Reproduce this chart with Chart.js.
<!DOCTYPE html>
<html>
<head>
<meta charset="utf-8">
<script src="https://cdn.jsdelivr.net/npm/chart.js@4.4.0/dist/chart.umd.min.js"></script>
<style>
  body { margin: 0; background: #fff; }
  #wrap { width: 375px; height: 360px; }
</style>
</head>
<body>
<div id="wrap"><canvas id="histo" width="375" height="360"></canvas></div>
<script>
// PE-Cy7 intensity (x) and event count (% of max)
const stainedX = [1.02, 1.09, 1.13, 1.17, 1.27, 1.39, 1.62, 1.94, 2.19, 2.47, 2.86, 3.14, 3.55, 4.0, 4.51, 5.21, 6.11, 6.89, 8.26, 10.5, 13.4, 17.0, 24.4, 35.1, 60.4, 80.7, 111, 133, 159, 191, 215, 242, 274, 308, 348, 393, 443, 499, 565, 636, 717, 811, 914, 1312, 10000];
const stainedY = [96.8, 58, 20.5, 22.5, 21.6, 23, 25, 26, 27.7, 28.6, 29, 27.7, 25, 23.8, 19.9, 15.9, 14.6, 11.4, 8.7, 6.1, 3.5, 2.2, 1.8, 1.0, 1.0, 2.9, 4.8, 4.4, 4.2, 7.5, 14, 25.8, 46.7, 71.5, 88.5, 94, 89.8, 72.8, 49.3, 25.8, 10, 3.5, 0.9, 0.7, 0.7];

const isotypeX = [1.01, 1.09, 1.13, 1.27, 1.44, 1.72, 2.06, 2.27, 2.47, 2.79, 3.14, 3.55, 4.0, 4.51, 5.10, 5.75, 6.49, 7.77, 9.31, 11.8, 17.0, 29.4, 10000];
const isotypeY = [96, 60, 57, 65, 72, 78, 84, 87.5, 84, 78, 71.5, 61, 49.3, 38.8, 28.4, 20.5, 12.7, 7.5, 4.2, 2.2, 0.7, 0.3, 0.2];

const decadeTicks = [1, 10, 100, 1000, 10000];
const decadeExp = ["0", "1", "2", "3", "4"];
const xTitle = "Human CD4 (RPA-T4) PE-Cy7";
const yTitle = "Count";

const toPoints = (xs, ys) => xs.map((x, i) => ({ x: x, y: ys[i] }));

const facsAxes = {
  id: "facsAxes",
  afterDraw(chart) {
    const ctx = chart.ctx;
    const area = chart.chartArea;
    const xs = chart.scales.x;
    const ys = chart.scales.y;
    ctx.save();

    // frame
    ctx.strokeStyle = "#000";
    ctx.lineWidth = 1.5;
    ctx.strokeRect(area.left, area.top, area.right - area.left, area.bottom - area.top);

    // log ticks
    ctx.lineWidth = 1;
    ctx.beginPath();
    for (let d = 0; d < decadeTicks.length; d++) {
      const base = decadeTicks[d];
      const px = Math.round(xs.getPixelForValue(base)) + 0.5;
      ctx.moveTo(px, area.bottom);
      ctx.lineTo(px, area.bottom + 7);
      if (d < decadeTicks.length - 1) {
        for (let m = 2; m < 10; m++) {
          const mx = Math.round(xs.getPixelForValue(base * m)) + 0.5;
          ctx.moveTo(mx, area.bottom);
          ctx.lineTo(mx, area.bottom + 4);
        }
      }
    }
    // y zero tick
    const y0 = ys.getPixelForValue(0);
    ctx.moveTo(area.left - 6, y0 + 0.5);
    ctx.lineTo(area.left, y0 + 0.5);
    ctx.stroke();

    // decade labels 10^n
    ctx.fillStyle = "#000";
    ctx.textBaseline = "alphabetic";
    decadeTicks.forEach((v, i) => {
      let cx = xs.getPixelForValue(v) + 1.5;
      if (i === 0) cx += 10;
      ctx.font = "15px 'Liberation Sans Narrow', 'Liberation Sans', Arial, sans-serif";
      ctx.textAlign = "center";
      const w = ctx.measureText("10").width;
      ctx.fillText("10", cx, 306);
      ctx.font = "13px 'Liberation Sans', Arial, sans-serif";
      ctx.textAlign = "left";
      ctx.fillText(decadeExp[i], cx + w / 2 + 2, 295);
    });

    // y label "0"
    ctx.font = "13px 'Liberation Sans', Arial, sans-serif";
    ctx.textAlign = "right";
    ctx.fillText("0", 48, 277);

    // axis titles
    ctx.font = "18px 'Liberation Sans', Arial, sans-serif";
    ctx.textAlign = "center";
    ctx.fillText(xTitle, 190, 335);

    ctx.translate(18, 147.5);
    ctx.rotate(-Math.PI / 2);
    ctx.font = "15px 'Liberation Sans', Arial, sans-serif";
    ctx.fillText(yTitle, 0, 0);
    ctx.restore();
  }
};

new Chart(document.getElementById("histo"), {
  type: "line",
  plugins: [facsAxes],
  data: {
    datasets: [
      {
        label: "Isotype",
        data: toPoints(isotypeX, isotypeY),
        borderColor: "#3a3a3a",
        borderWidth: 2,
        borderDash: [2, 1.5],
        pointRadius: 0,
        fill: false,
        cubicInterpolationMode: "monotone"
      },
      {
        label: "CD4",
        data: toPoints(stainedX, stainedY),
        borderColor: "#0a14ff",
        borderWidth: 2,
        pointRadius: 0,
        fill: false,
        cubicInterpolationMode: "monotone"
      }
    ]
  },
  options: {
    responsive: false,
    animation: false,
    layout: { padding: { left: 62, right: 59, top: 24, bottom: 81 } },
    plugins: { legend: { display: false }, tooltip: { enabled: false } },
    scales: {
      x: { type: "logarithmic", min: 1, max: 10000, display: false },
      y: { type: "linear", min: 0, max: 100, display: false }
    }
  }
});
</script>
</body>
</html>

────────────────

## What to do:
Copy every line verbatim.

## Expected output:
Reproduce this chart with Chart.js.
<!DOCTYPE html>
<html>
<head>
<meta charset="utf-8">
<script src="https://cdn.jsdelivr.net/npm/chart.js@4.4.0/dist/chart.umd.min.js"></script>
<style>
  body { margin: 0; background: #fff; }
  #wrap { width: 375px; height: 360px; }
</style>
</head>
<body>
<div id="wrap"><canvas id="histo" width="375" height="360"></canvas></div>
<script>
// PE-Cy7 intensity (x) and event count (% of max)
const stainedX = [1.02, 1.09, 1.13, 1.17, 1.27, 1.39, 1.62, 1.94, 2.19, 2.47, 2.86, 3.14, 3.55, 4.0, 4.51, 5.21, 6.11, 6.89, 8.26, 10.5, 13.4, 17.0, 24.4, 35.1, 60.4, 80.7, 111, 133, 159, 191, 215, 242, 274, 308, 348, 393, 443, 499, 565, 636, 717, 811, 914, 1312, 10000];
const stainedY = [96.8, 58, 20.5, 22.5, 21.6, 23, 25, 26, 27.7, 28.6, 29, 27.7, 25, 23.8, 19.9, 15.9, 14.6, 11.4, 8.7, 6.1, 3.5, 2.2, 1.8, 1.0, 1.0, 2.9, 4.8, 4.4, 4.2, 7.5, 14, 25.8, 46.7, 71.5, 88.5, 94, 89.8, 72.8, 49.3, 25.8, 10, 3.5, 0.9, 0.7, 0.7];

const isotypeX = [1.01, 1.09, 1.13, 1.27, 1.44, 1.72, 2.06, 2.27, 2.47, 2.79, 3.14, 3.55, 4.0, 4.51, 5.10, 5.75, 6.49, 7.77, 9.31, 11.8, 17.0, 29.4, 10000];
const isotypeY = [96, 60, 57, 65, 72, 78, 84, 87.5, 84, 78, 71.5, 61, 49.3, 38.8, 28.4, 20.5, 12.7, 7.5, 4.2, 2.2, 0.7, 0.3, 0.2];

const decadeTicks = [1, 10, 100, 1000, 10000];
const decadeExp = ["0", "1", "2", "3", "4"];
const xTitle = "Human CD4 (RPA-T4) PE-Cy7";
const yTitle = "Count";

const toPoints = (xs, ys) => xs.map((x, i) => ({ x: x, y: ys[i] }));

const facsAxes = {
  id: "facsAxes",
  afterDraw(chart) {
    const ctx = chart.ctx;
    const area = chart.chartArea;
    const xs = chart.scales.x;
    const ys = chart.scales.y;
    ctx.save();

    // frame
    ctx.strokeStyle = "#000";
    ctx.lineWidth = 1.5;
    ctx.strokeRect(area.left, area.top, area.right - area.left, area.bottom - area.top);

    // log ticks
    ctx.lineWidth = 1;
    ctx.beginPath();
    for (let d = 0; d < decadeTicks.length; d++) {
      const base = decadeTicks[d];
      const px = Math.round(xs.getPixelForValue(base)) + 0.5;
      ctx.moveTo(px, area.bottom);
      ctx.lineTo(px, area.bottom + 7);
      if (d < decadeTicks.length - 1) {
        for (let m = 2; m < 10; m++) {
          const mx = Math.round(xs.getPixelForValue(base * m)) + 0.5;
          ctx.moveTo(mx, area.bottom);
          ctx.lineTo(mx, area.bottom + 4);
        }
      }
    }
    // y zero tick
    const y0 = ys.getPixelForValue(0);
    ctx.moveTo(area.left - 6, y0 + 0.5);
    ctx.lineTo(area.left, y0 + 0.5);
    ctx.stroke();

    // decade labels 10^n
    ctx.fillStyle = "#000";
    ctx.textBaseline = "alphabetic";
    decadeTicks.forEach((v, i) => {
      let cx = xs.getPixelForValue(v) + 1.5;
      if (i === 0) cx += 10;
      ctx.font = "15px 'Liberation Sans Narrow', 'Liberation Sans', Arial, sans-serif";
      ctx.textAlign = "center";
      const w = ctx.measureText("10").width;
      ctx.fillText("10", cx, 306);
      ctx.font = "13px 'Liberation Sans', Arial, sans-serif";
      ctx.textAlign = "left";
      ctx.fillText(decadeExp[i], cx + w / 2 + 2, 295);
    });

    // y label "0"
    ctx.font = "13px 'Liberation Sans', Arial, sans-serif";
    ctx.textAlign = "right";
    ctx.fillText("0", 48, 277);

    // axis titles
    ctx.font = "18px 'Liberation Sans', Arial, sans-serif";
    ctx.textAlign = "center";
    ctx.fillText(xTitle, 190, 335);

    ctx.translate(18, 147.5);
    ctx.rotate(-Math.PI / 2);
    ctx.font = "15px 'Liberation Sans', Arial, sans-serif";
    ctx.fillText(yTitle, 0, 0);
    ctx.restore();
  }
};

new Chart(document.getElementById("histo"), {
  type: "line",
  plugins: [facsAxes],
  data: {
    datasets: [
      {
        label: "Isotype",
        data: toPoints(isotypeX, isotypeY),
        borderColor: "#3a3a3a",
        borderWidth: 2,
        borderDash: [2, 1.5],
        pointRadius: 0,
        fill: false,
        cubicInterpolationMode: "monotone"
      },
      {
        label: "CD4",
        data: toPoints(stainedX, stainedY),
        borderColor: "#0a14ff",
        borderWidth: 2,
        pointRadius: 0,
        fill: false,
        cubicInterpolationMode: "monotone"
      }
    ]
  },
  options: {
    responsive: false,
    animation: false,
    layout: { padding: { left: 62, right: 59, top: 24, bottom: 81 } },
    plugins: { legend: { display: false }, tooltip: { enabled: false } },
    scales: {
      x: { type: "logarithmic", min: 1, max: 10000, display: false },
      y: { type: "linear", min: 0, max: 100, display: false }
    }
  }
});
</script>
</body>
</html>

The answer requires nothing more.